Sunlight warms the atmosphere much faster than the ocean. However, water has a much higher thermal capacity than the air which cools faster at night than water. The top 3 metres of the world's oceans have the same thermal capacity as the whole of our atmosphere.

Gonzalo explained aspects of the global carbon cycle. Oceans absorb some carbon dioxide especially cold waters. Phytoplankton and plants, including the kelp forests found off our own coasts, convert carbon dioxide for photosynthesis. Geological activity over millions of years has created large stores of carbon underground including coal, oil and gas. While trapped underground, this carbon does not form carbon dioxide gas. However, man has been exploiting and burning these stores of carbon over the last few hundred years, creating large amounts of extra carbon dioxide and increasing the greenhouse gas concentrations in our atmosphere.

Global temperatures are now 1 degree centigrade higher than pre industrial times. The main reason is widely accepted to be the increase in carbon dioxide and other greenhouse gases that magnify the greenhouse effect. This extra global heat is transferred to the Arctic by global winds and ocean currents. Temperatures in the Arctic have increased at almost twice the global rate and have risen by 2 degrees centigrade. These higher temperatures are causing more of the permanent ice cover in the Arctic to melt each year. More Arctic Ocean surface then receives more sunlight which in turn warms the sea even more instead of being reflected away by the ice and snow. Melting Arctic ice is contributing to the global rise in sea level that threatens to flood low lying coastal areas around the globe.

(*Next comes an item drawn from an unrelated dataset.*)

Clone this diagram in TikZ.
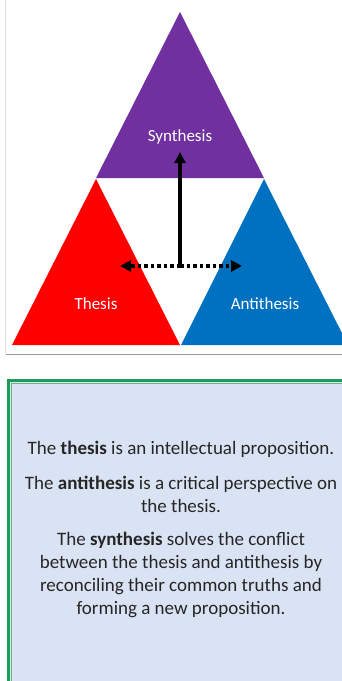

Newly formed snow and ice is pristine and barren of any life. However, over long periods, whole ecosystems develop in the permanent ice in the Arctic. Microscopic organisms including phytoplankton grow and populate the minuscule channels, gaps and holes in the ice. When the ice melts, these organisms enter the Arctic waters and form a rich food source for small fish at the start of the food chain which in turn benefits animals higher up the food chain. If less Arctic ice forms in the future, this reduced food source may affect the whole food chain in the Arctic.

There is concern that the current rate of loss of permanent ice may leave no Arctic sea ice at all in summers after 2040. Creatures that depend on the ice to live and feed will be either threatened or no longer exist in the Arctic. For example, wild polar bears exist only in the Arctic. Their main diet is seal meat which they catch when seals come out of the water. A polar bear cannot catch a seal when swimming in the water so if there is no sea ice they may starve.

The talk concluded with the audience asking well informed questions: proposing how individuals might reduce their carbon footprint, reducing investment in fossil fuels, public protest, voting for candidates supporting environmental policies, concern that plastic waste is found in the Arctic and that other gases contribute to the greenhouse effect.